━━━ Recorded information ━━━

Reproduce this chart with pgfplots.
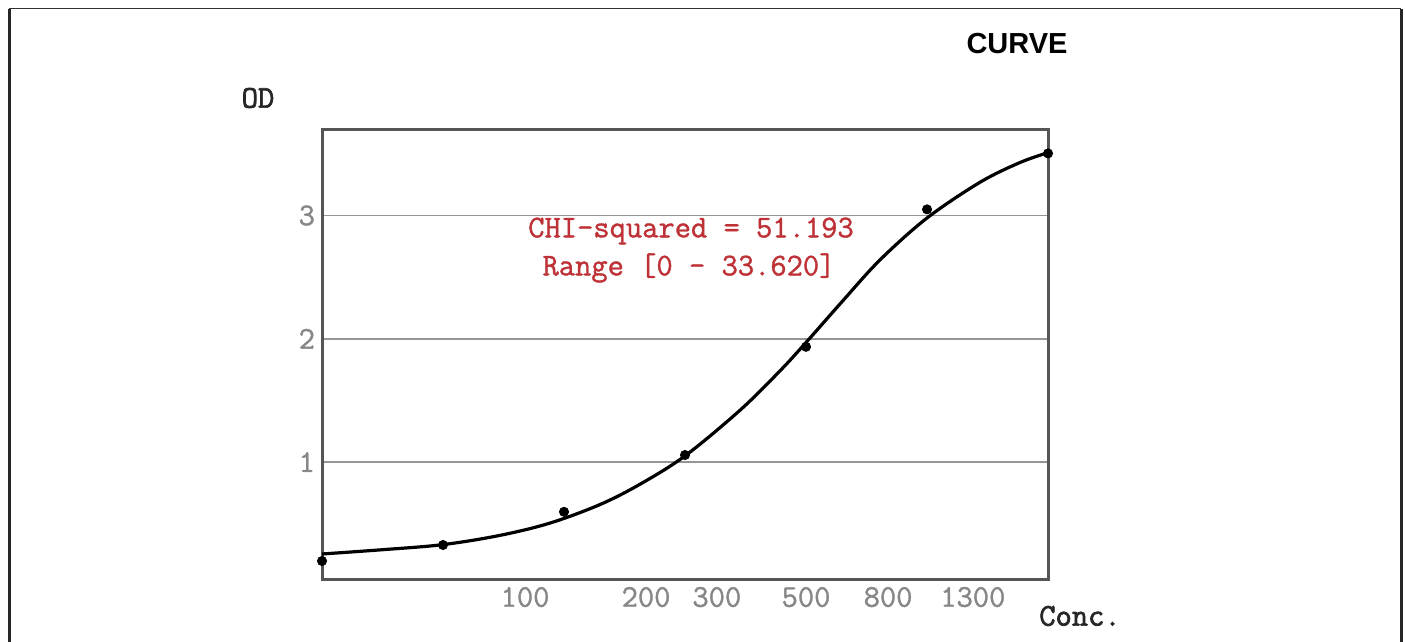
\documentclass[border=0pt]{standalone}
\usepackage{pgfplots}
\pgfplotsset{compat=1.18}
\usepackage{fontspec}
\setmainfont{Liberation Sans}
\newfontfamily\mono[FakeBold=1.2]{Latin Modern Mono}
\newfontfamily\monob[FakeBold=2.2]{Latin Modern Mono}
\definecolor{tickgray}{RGB}{135,135,135}
\definecolor{gridgray}{RGB}{150,150,150}
\definecolor{axisgray}{RGB}{85,85,85}
\definecolor{chired}{RGB}{190,50,55}
\begin{document}
\begin{tikzpicture}
\begin{scope}[x=0.5pt,y=0.5pt]
\path[use as bounding box] (0,0) rectangle (1405,642);
\draw[line width=1.5pt, color=black!85] (9,0) -- (9,633);
\draw[line width=0.5pt, color=black!80] (9,633) -- (1401,633);
\draw[line width=1.5pt, color=black!85] (1401,633) -- (1401,0);
\node[font=\bfseries\fontsize{14.5}{17}\selectfont] at (1017,598) {CURVE};
\node[font=\monob\fontsize{15.8}{18}\selectfont, text=black!85] at (258,544) {OD};
\node[font=\monob\fontsize{15.8}{18}\selectfont, text=black!85] at (1080,26) {Conc.};
\end{scope}
\begin{axis}[
  at={(161pt,31pt)}, anchor=south west,
  scale only axis, width=363pt, height=225pt,
  xmode=log, xmin=31.25, xmax=2000,
  ymin=0.043, ymax=3.694,
  xtick={100,200,300,500,800,1300},
  xticklabels={100,200,300,500,800,1300},
  ytick={1,2,3}, yticklabels={1,2,3},
  major tick length=0pt, minor tick length=0pt,
  tick style={draw=none},
  ymajorgrids,
  major grid style={gridgray, line width=0.9pt},
  axis line style={axisgray, line width=1.5pt},
  ticklabel style={font=\mono\fontsize{15.8}{18}\selectfont, text=tickgray},
  clip=false,
]
\addplot[black, line width=1.6pt, smooth, tension=0.55] coordinates {
  (31.25,0.254) (44.3,0.289) (62.5,0.330) (86.6,0.405) (115.4,0.505)
  (153.6,0.655) (193.2,0.82) (250,1.05) (342.5,1.42) (430.8,1.74)
  (500,1.97) (618,2.31) (764,2.64) (1000,2.98) (1355,3.27)
  (1703,3.43) (2000,3.51)
};
\addplot[only marks, mark=*, mark size=2.3pt, black] coordinates {
  (31.25,0.197) (62.5,0.327) (125,0.596) (250,1.057) (500,1.935)
  (1000,3.05) (2000,3.504)
};
\end{axis}
\begin{scope}[x=0.5pt,y=0.5pt]
\node[font=\mono\fontsize{15.8}{18}\selectfont, text=chired] at (691,411) {CHI-squared = 51.193};
\node[font=\mono\fontsize{15.8}{18}\selectfont, text=chired] at (689,374) {Range [0 - 33.620]};
\end{scope}
\end{tikzpicture}
\end{document}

━━━

• Aim: Except for the pictures, print the data above exactly.

• Result of the task:
Reproduce this chart with pgfplots.
\documentclass[border=0pt]{standalone}
\usepackage{pgfplots}
\pgfplotsset{compat=1.18}
\usepackage{fontspec}
\setmainfont{Liberation Sans}
\newfontfamily\mono[FakeBold=1.2]{Latin Modern Mono}
\newfontfamily\monob[FakeBold=2.2]{Latin Modern Mono}
\definecolor{tickgray}{RGB}{135,135,135}
\definecolor{gridgray}{RGB}{150,150,150}
\definecolor{axisgray}{RGB}{85,85,85}
\definecolor{chired}{RGB}{190,50,55}
\begin{document}
\begin{tikzpicture}
\begin{scope}[x=0.5pt,y=0.5pt]
\path[use as bounding box] (0,0) rectangle (1405,642);
\draw[line width=1.5pt, color=black!85] (9,0) -- (9,633);
\draw[line width=0.5pt, color=black!80] (9,633) -- (1401,633);
\draw[line width=1.5pt, color=black!85] (1401,633) -- (1401,0);
\node[font=\bfseries\fontsize{14.5}{17}\selectfont] at (1017,598) {CURVE};
\node[font=\monob\fontsize{15.8}{18}\selectfont, text=black!85] at (258,544) {OD};
\node[font=\monob\fontsize{15.8}{18}\selectfont, text=black!85] at (1080,26) {Conc.};
\end{scope}
\begin{axis}[
  at={(161pt,31pt)}, anchor=south west,
  scale only axis, width=363pt, height=225pt,
  xmode=log, xmin=31.25, xmax=2000,
  ymin=0.043, ymax=3.694,
  xtick={100,200,300,500,800,1300},
  xticklabels={100,200,300,500,800,1300},
  ytick={1,2,3}, yticklabels={1,2,3},
  major tick length=0pt, minor tick length=0pt,
  tick style={draw=none},
  ymajorgrids,
  major grid style={gridgray, line width=0.9pt},
  axis line style={axisgray, line width=1.5pt},
  ticklabel style={font=\mono\fontsize{15.8}{18}\selectfont, text=tickgray},
  clip=false,
]
\addplot[black, line width=1.6pt, smooth, tension=0.55] coordinates {
  (31.25,0.254) (44.3,0.289) (62.5,0.330) (86.6,0.405) (115.4,0.505)
  (153.6,0.655) (193.2,0.82) (250,1.05) (342.5,1.42) (430.8,1.74)
  (500,1.97) (618,2.31) (764,2.64) (1000,2.98) (1355,3.27)
  (1703,3.43) (2000,3.51)
};
\addplot[only marks, mark=*, mark size=2.3pt, black] coordinates {
  (31.25,0.197) (62.5,0.327) (125,0.596) (250,1.057) (500,1.935)
  (1000,3.05) (2000,3.504)
};
\end{axis}
\begin{scope}[x=0.5pt,y=0.5pt]
\node[font=\mono\fontsize{15.8}{18}\selectfont, text=chired] at (691,411) {CHI-squared = 51.193};
\node[font=\mono\fontsize{15.8}{18}\selectfont, text=chired] at (689,374) {Range [0 - 33.620]};
\end{scope}
\end{tikzpicture}
\end{document}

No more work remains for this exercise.